Support for Robust Techniques
- Dynamic arrays instead of pointers
- Reference variables instead of pointers
- Reference objects instead of pointers
- Garbage collection instead of explicit memory management
- Built-in primitives for thread synchronization
- No macros to inadvertently slam code
- Inline functions instead of macros
- Vastly reduced need for pointers
- Integral type sizes are explicit
- No more uncertainty about the signed-ness of chars
- No need to duplicate declarations in source and header files.
- Explicit parsing support for adding in debug code.
Compile Time Checks
- Stronger type checking
- No empty ; for loop bodies
- Assignments do not yield boolean results
- Deprecating of obsolete API's
Runtime Checking
- assert() expressions
- array bounds checking
- undefined case in switch exception
- out of memory exception
- In, out, and class invariant Contract Programming support
Compatibility
Operator precedence and evaluation rules
D retains C operators and their precedence rules, order of evaluation rules, and promotion rules. This avoids subtle bugs that might arise from being so used to the way C does things that one has a great deal of trouble finding bugs due to different semantics.
Direct Access to C API's
Not only does D have data types that correspond to C types, it provides direct access to C functions. There is no need to write wrapper functions, parameter swizzlers, nor code to copy aggregate members one by one.
Support for all C data types
Making it possible to interface to any C API or existing C library code. This support includes structs, unions, enums, pointers, and all C99 types. D includes the capability to set the alignment of struct members to ensure compatibility with externally imposed data formats.
OS Exception Handling
D's exception handling mechanism will connect to the way the underlying operating system handles exceptions in an application.
Uses Existing Tools
D produces code in standard object file format, enabling the use of standard assemblers, linkers, debuggers, profilers, exe compressors, and other analyzers, as well as linking to code written in other languages.
Project Management
Versioning
D provides built-in support for generation of multiple versions of a program from the same text. It replaces the C preprocessor #if/#endif technique.
Deprecation
As code evolves over time, some old library code gets replaced with newer, better versions. The old versions must be available to support legacy code, but they can be marked as deprecated. Code that uses deprecated versions will be normally flagged as illegal, but would be allowed by a compiler switch. This will make it easy for maintenance programmers to identify any dependence on deprecated features.

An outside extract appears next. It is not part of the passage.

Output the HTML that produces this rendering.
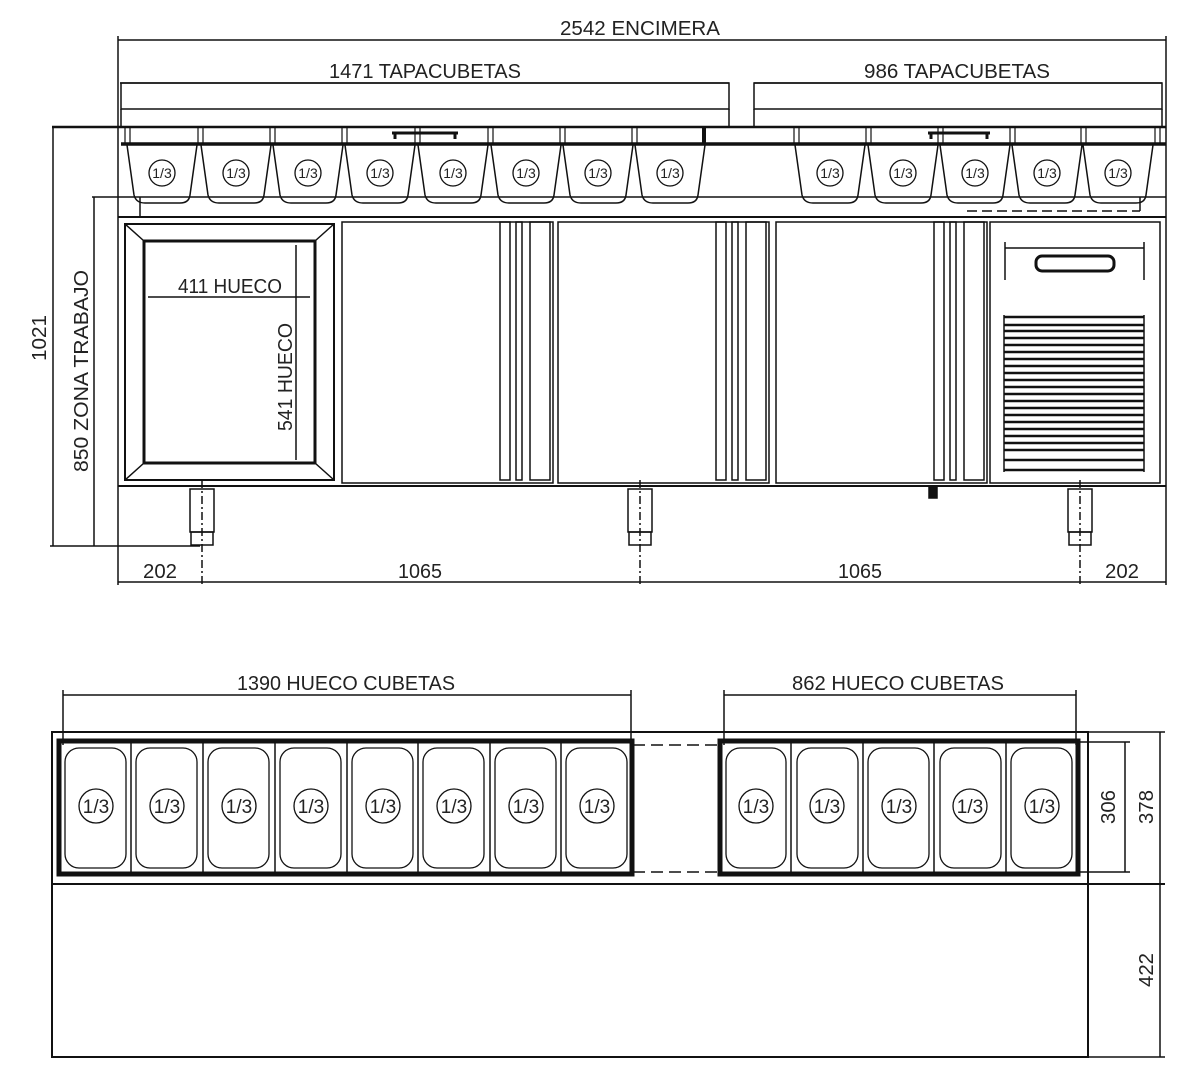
<!DOCTYPE html>
<html><head><meta charset="utf-8"><style>
html,body{margin:0;padding:0;background:#fff;}
svg{display:block;}
text{font-family:"Liberation Sans Narrow","Liberation Sans",sans-serif;fill:#222;}
</style></head><body>
<svg width="1200" height="1080" viewBox="0 0 1200 1080" xmlns="http://www.w3.org/2000/svg">
<g stroke="#111" fill="none" stroke-width="1.5">
<!-- top dimension lines -->
<line x1="118" y1="40" x2="1166" y2="40"/>
<line x1="118" y1="36" x2="118" y2="585"/>
<line x1="1166" y1="36" x2="1166" y2="585"/>
<line x1="120" y1="83" x2="729" y2="83"/>
<line x1="754" y1="83" x2="1162" y2="83"/>
<!-- lids -->
<rect x="121" y="83" width="608" height="26"/>
<rect x="754" y="83" width="408" height="26"/>
<line x1="121" y1="109" x2="121" y2="127"/><line x1="729" y1="109" x2="729" y2="127"/>
<line x1="754" y1="109" x2="754" y2="127"/><line x1="1162" y1="109" x2="1162" y2="127"/>
<!-- rim -->
<line x1="52" y1="127" x2="1166" y2="127" stroke-width="2.5"/>
<line x1="121" y1="144" x2="1166" y2="144" stroke-width="3.5"/>
<line x1="92" y1="197" x2="1166" y2="197"/>
<line x1="118" y1="217" x2="1166" y2="217" stroke-width="2"/>
<line x1="140" y1="197" x2="140" y2="217"/>
<line x1="967" y1="211" x2="1140" y2="211" stroke-dasharray="10,5"/>
<line x1="1140" y1="197" x2="1140" y2="211"/>
<!-- left dims -->
<line x1="53" y1="127" x2="53" y2="546"/>
<line x1="94" y1="197" x2="94" y2="546"/>
<line x1="50" y1="546" x2="200" y2="546"/>
</g>
<!-- top pans -->
<g stroke="#111" fill="none" stroke-width="1.5">
<path d="M127 145 L134 195 Q136 203 145 203 L180 203 Q189 203 190 195 L197 145"/>
<path d="M201 145 L208 195 Q210 203 219 203 L254 203 Q263 203 264 195 L271 145"/>
<path d="M273 145 L280 195 Q282 203 291 203 L326 203 Q335 203 336 195 L343 145"/>
<path d="M345 145 L352 195 Q354 203 363 203 L398 203 Q407 203 408 195 L415 145"/>
<path d="M418 145 L425 195 Q427 203 436 203 L471 203 Q480 203 481 195 L488 145"/>
<path d="M491 145 L498 195 Q500 203 509 203 L544 203 Q553 203 554 195 L561 145"/>
<path d="M563 145 L570 195 Q572 203 581 203 L616 203 Q625 203 626 195 L633 145"/>
<path d="M635 145 L642 195 Q644 203 653 203 L688 203 Q697 203 698 195 L705 145"/>
<path d="M795 145 L802 195 Q804 203 813 203 L848 203 Q857 203 858 195 L865 145"/>
<path d="M868 145 L875 195 Q877 203 886 203 L921 203 Q930 203 931 195 L938 145"/>
<path d="M940 145 L947 195 Q949 203 958 203 L993 203 Q1002 203 1003 195 L1010 145"/>
<path d="M1012 145 L1019 195 Q1021 203 1030 203 L1065 203 Q1074 203 1075 195 L1082 145"/>
<path d="M1083 145 L1090 195 Q1092 203 1101 203 L1136 203 Q1145 203 1146 195 L1153 145"/>
<g stroke-width="1.2">
<line x1="125" y1="127" x2="125" y2="144"/><line x1="130" y1="127" x2="130" y2="144"/>
<line x1="198" y1="127" x2="198" y2="144"/><line x1="203" y1="127" x2="203" y2="144"/>
<line x1="270" y1="127" x2="270" y2="144"/><line x1="275" y1="127" x2="275" y2="144"/>
<line x1="342" y1="127" x2="342" y2="144"/><line x1="347" y1="127" x2="347" y2="144"/>
<line x1="415" y1="127" x2="415" y2="144"/><line x1="420" y1="127" x2="420" y2="144"/>
<line x1="488" y1="127" x2="488" y2="144"/><line x1="493" y1="127" x2="493" y2="144"/>
<line x1="560" y1="127" x2="560" y2="144"/><line x1="565" y1="127" x2="565" y2="144"/>
<line x1="632" y1="127" x2="632" y2="144"/><line x1="637" y1="127" x2="637" y2="144"/>
<line x1="704" y1="127" x2="704" y2="144" stroke-width="4"/>
<line x1="794" y1="127" x2="794" y2="144"/><line x1="799" y1="127" x2="799" y2="144"/>
<line x1="866" y1="127" x2="866" y2="144"/><line x1="871" y1="127" x2="871" y2="144"/>
<line x1="938" y1="127" x2="938" y2="144"/><line x1="943" y1="127" x2="943" y2="144"/>
<line x1="1010" y1="127" x2="1010" y2="144"/><line x1="1015" y1="127" x2="1015" y2="144"/>
<line x1="1081" y1="127" x2="1081" y2="144"/><line x1="1086" y1="127" x2="1086" y2="144"/>
<line x1="1155" y1="127" x2="1155" y2="144"/><line x1="1160" y1="127" x2="1160" y2="144"/>
</g>
<path d="M392 133 L458 133 M395 133 L395 139 M455 133 L455 139" stroke-width="3"/>
<path d="M928 133 L990 133 M931 133 L931 139 M987 133 L987 139" stroke-width="3"/>
<g stroke-width="1.3">
<circle cx="162" cy="173" r="13"/><circle cx="236" cy="173" r="13"/><circle cx="308" cy="173" r="13"/>
<circle cx="380" cy="173" r="13"/><circle cx="453" cy="173" r="13"/><circle cx="526" cy="173" r="13"/>
<circle cx="598" cy="173" r="13"/><circle cx="670" cy="173" r="13"/><circle cx="830" cy="173" r="13"/>
<circle cx="903" cy="173" r="13"/><circle cx="975" cy="173" r="13"/><circle cx="1047" cy="173" r="13"/>
<circle cx="1118" cy="173" r="13"/>
</g>
</g>
<g font-size="14" text-anchor="middle">
<text x="162" y="178">1/3</text><text x="236" y="178">1/3</text><text x="308" y="178">1/3</text>
<text x="380" y="178">1/3</text><text x="453" y="178">1/3</text><text x="526" y="178">1/3</text>
<text x="598" y="178">1/3</text><text x="670" y="178">1/3</text><text x="830" y="178">1/3</text>
<text x="903" y="178">1/3</text><text x="975" y="178">1/3</text><text x="1047" y="178">1/3</text>
<text x="1118" y="178">1/3</text>
</g>
<!-- body -->
<g stroke="#111" fill="none" stroke-width="1.5">
<line x1="118" y1="486" x2="1166" y2="486" stroke-width="2"/>
<rect x="125" y="224" width="209" height="256" stroke-width="2"/>
<rect x="144" y="241" width="171" height="222" stroke-width="3"/>
<line x1="125" y1="224" x2="144" y2="241"/><line x1="334" y1="224" x2="315" y2="241"/>
<line x1="125" y1="480" x2="144" y2="463"/><line x1="334" y1="480" x2="315" y2="463"/>
<line x1="148" y1="297" x2="310" y2="297"/>
<line x1="296" y1="245" x2="296" y2="460"/>
<rect x="342" y="222" width="211" height="261"/>
<rect x="558" y="222" width="211" height="261"/>
<rect x="776" y="222" width="211" height="261"/>
<rect x="500" y="222" width="10" height="258"/><rect x="516" y="222" width="6" height="258"/><rect x="530" y="222" width="20" height="258"/>
<rect x="716" y="222" width="10" height="258"/><rect x="732" y="222" width="6" height="258"/><rect x="746" y="222" width="20" height="258"/>
<rect x="934" y="222" width="10" height="258"/><rect x="950" y="222" width="6" height="258"/><rect x="964" y="222" width="20" height="258"/>
<rect x="990" y="222" width="170" height="261"/>
<line x1="1005" y1="248" x2="1144" y2="248"/>
<line x1="1005" y1="242" x2="1005" y2="280"/><line x1="1144" y1="242" x2="1144" y2="280"/>
<rect x="1036" y="256" width="78" height="15" rx="6" stroke-width="3"/>
<g stroke-width="2.5">
<line x1="1004" y1="317" x2="1144" y2="317"/><line x1="1004" y1="325" x2="1144" y2="325"/>
<line x1="1004" y1="331" x2="1144" y2="331"/><line x1="1004" y1="338" x2="1144" y2="338"/>
<line x1="1004" y1="345" x2="1144" y2="345"/><line x1="1004" y1="352" x2="1144" y2="352"/>
<line x1="1004" y1="359" x2="1144" y2="359"/><line x1="1004" y1="366" x2="1144" y2="366"/>
<line x1="1004" y1="373" x2="1144" y2="373"/><line x1="1004" y1="380" x2="1144" y2="380"/>
<line x1="1004" y1="387" x2="1144" y2="387"/><line x1="1004" y1="394" x2="1144" y2="394"/>
<line x1="1004" y1="401" x2="1144" y2="401"/><line x1="1004" y1="408" x2="1144" y2="408"/>
<line x1="1004" y1="415" x2="1144" y2="415"/><line x1="1004" y1="422" x2="1144" y2="422"/>
<line x1="1004" y1="429" x2="1144" y2="429"/><line x1="1004" y1="436" x2="1144" y2="436"/>
<line x1="1004" y1="443" x2="1144" y2="443"/><line x1="1004" y1="450" x2="1144" y2="450"/>
<line x1="1004" y1="460" x2="1144" y2="460"/><line x1="1004" y1="470" x2="1144" y2="470"/>
</g>
<line x1="1004" y1="315" x2="1004" y2="472"/><line x1="1144" y1="315" x2="1144" y2="472"/>
<!-- legs -->
<rect x="190" y="489" width="24" height="43"/><rect x="191" y="532" width="22" height="13"/>
<rect x="628" y="489" width="24" height="43"/><rect x="629" y="532" width="22" height="13"/>
<rect x="1068" y="489" width="24" height="43"/><rect x="1069" y="532" width="22" height="13"/>
<line x1="202" y1="480" x2="202" y2="585" stroke-dasharray="8,3,2,3"/>
<line x1="640" y1="480" x2="640" y2="585" stroke-dasharray="8,3,2,3"/>
<line x1="1080" y1="480" x2="1080" y2="585" stroke-dasharray="8,3,2,3"/>
<rect x="929" y="486" width="8" height="12" fill="#111"/>
<!-- bottom dims -->
<line x1="118" y1="582" x2="1166" y2="582"/>
</g>
<!-- bottom plan view -->
<g stroke="#111" fill="none" stroke-width="1.5">
<line x1="63" y1="695" x2="631" y2="695"/><line x1="63" y1="690" x2="63" y2="745"/><line x1="631" y1="690" x2="631" y2="745"/>
<line x1="724" y1="695" x2="1076" y2="695"/><line x1="724" y1="690" x2="724" y2="745"/><line x1="1076" y1="690" x2="1076" y2="745"/>
<rect x="52" y="732" width="1036" height="325" stroke-width="2"/>
<line x1="52" y1="884" x2="1165" y2="884" stroke-width="2"/>
<line x1="1088" y1="732" x2="1165" y2="732"/>
<line x1="1088" y1="1057" x2="1165" y2="1057"/>
<line x1="1080" y1="742" x2="1130" y2="742"/><line x1="1080" y1="872" x2="1130" y2="872"/>
<line x1="1125" y1="742" x2="1125" y2="872"/>
<line x1="1160" y1="732" x2="1160" y2="1057"/>
<line x1="633" y1="745" x2="719" y2="745" stroke-dasharray="12,6"/>
<line x1="633" y1="872" x2="719" y2="872" stroke-dasharray="12,6"/>
<rect x="59" y="741" width="573" height="133" stroke-width="5"/>
<rect x="720" y="741" width="358" height="133" stroke-width="5"/>
<g stroke-width="1.5">
<line x1="131" y1="741" x2="131" y2="874"/><line x1="203" y1="741" x2="203" y2="874"/>
<line x1="275" y1="741" x2="275" y2="874"/><line x1="347" y1="741" x2="347" y2="874"/>
<line x1="418" y1="741" x2="418" y2="874"/><line x1="490" y1="741" x2="490" y2="874"/>
<line x1="561" y1="741" x2="561" y2="874"/>
<line x1="791" y1="741" x2="791" y2="874"/><line x1="863" y1="741" x2="863" y2="874"/>
<line x1="934" y1="741" x2="934" y2="874"/><line x1="1006" y1="741" x2="1006" y2="874"/>
</g>
<g stroke-width="1.3">
<rect x="65" y="748" width="61" height="120" rx="14"/><rect x="136" y="748" width="61" height="120" rx="14"/>
<rect x="208" y="748" width="61" height="120" rx="14"/><rect x="280" y="748" width="61" height="120" rx="14"/>
<rect x="352" y="748" width="61" height="120" rx="14"/><rect x="423" y="748" width="61" height="120" rx="14"/>
<rect x="495" y="748" width="61" height="120" rx="14"/><rect x="566" y="748" width="61" height="120" rx="14"/>
<rect x="726" y="748" width="60" height="120" rx="14"/><rect x="797" y="748" width="61" height="120" rx="14"/>
<rect x="868" y="748" width="61" height="120" rx="14"/><rect x="940" y="748" width="61" height="120" rx="14"/>
<rect x="1011" y="748" width="61" height="120" rx="14"/>
<circle cx="96" cy="806" r="17"/><circle cx="167" cy="806" r="17"/><circle cx="239" cy="806" r="17"/>
<circle cx="311" cy="806" r="17"/><circle cx="383" cy="806" r="17"/><circle cx="454" cy="806" r="17"/>
<circle cx="526" cy="806" r="17"/><circle cx="597" cy="806" r="17"/>
<circle cx="756" cy="806" r="17"/><circle cx="827" cy="806" r="17"/><circle cx="899" cy="806" r="17"/>
<circle cx="970" cy="806" r="17"/><circle cx="1042" cy="806" r="17"/>
</g>
</g>
<g font-size="19" text-anchor="middle">
<text x="96" y="813">1/3</text><text x="167" y="813">1/3</text><text x="239" y="813">1/3</text>
<text x="311" y="813">1/3</text><text x="383" y="813">1/3</text><text x="454" y="813">1/3</text>
<text x="526" y="813">1/3</text><text x="597" y="813">1/3</text>
<text x="756" y="813">1/3</text><text x="827" y="813">1/3</text><text x="899" y="813">1/3</text>
<text x="970" y="813">1/3</text><text x="1042" y="813">1/3</text>
</g>
<!-- labels -->
<g font-size="20" text-anchor="middle">
<text x="640" y="35" textLength="160" lengthAdjust="spacingAndGlyphs">2542 ENCIMERA</text>
<text x="425" y="78" textLength="192" lengthAdjust="spacingAndGlyphs">1471 TAPACUBETAS</text>
<text x="957" y="78" textLength="186" lengthAdjust="spacingAndGlyphs">986 TAPACUBETAS</text>
<text x="230" y="293" textLength="104" lengthAdjust="spacingAndGlyphs">411 HUECO</text>
<text x="160" y="578" textLength="34" lengthAdjust="spacingAndGlyphs">202</text>
<text x="420" y="578" textLength="44" lengthAdjust="spacingAndGlyphs">1065</text>
<text x="860" y="578" textLength="44" lengthAdjust="spacingAndGlyphs">1065</text>
<text x="1122" y="578" textLength="34" lengthAdjust="spacingAndGlyphs">202</text>
<text x="346" y="690" textLength="218" lengthAdjust="spacingAndGlyphs">1390 HUECO CUBETAS</text>
<text x="898" y="690" textLength="212" lengthAdjust="spacingAndGlyphs">862 HUECO CUBETAS</text>
<text transform="translate(292,377) rotate(-90)" textLength="108" lengthAdjust="spacingAndGlyphs">541 HUECO</text>
<text transform="translate(46,338) rotate(-90)" textLength="46" lengthAdjust="spacingAndGlyphs">1021</text>
<text transform="translate(88,371) rotate(-90)" textLength="202" lengthAdjust="spacingAndGlyphs">850 ZONA TRABAJO</text>
<text transform="translate(1115,807) rotate(-90)" textLength="34" lengthAdjust="spacingAndGlyphs">306</text>
<text transform="translate(1153,807) rotate(-90)" textLength="34" lengthAdjust="spacingAndGlyphs">378</text>
<text transform="translate(1153,970) rotate(-90)" textLength="34" lengthAdjust="spacingAndGlyphs">422</text>
</g>
</svg>
</body></html>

Sample D Program (sieve.d)
/* Sieve of Eratosthenes prime numbers */ import std.stdio; void main() { size_t count; bool[8191] flags; writeln("10 iterations"); // using iter as a throwaway variable foreach(iter; 1 .. 11) { count = 0; flags[] = 1; foreach(index, flag; flags) { if (flag) { size_t prime = index + index + 3; size_t k = index + prime; while (k < flags.length) { flags[k] = 0; k += prime; } count += 1; } } } writefln("%d primes", count); }
NB: The expectation may be that array index x represents the number x, with i + i + 3 seeming odd at first glance. However, if one were to consider each index, it would mean that the first element would represent 0 + 0 + 3 = 3; the second element would represent 1 + 1 + 3 = 5; the third element would represent 2 + 2 + 3 = 7; and so on. So the numbers represented by the array actually go from 3 to (8190 + 8190 + 3), or 16383.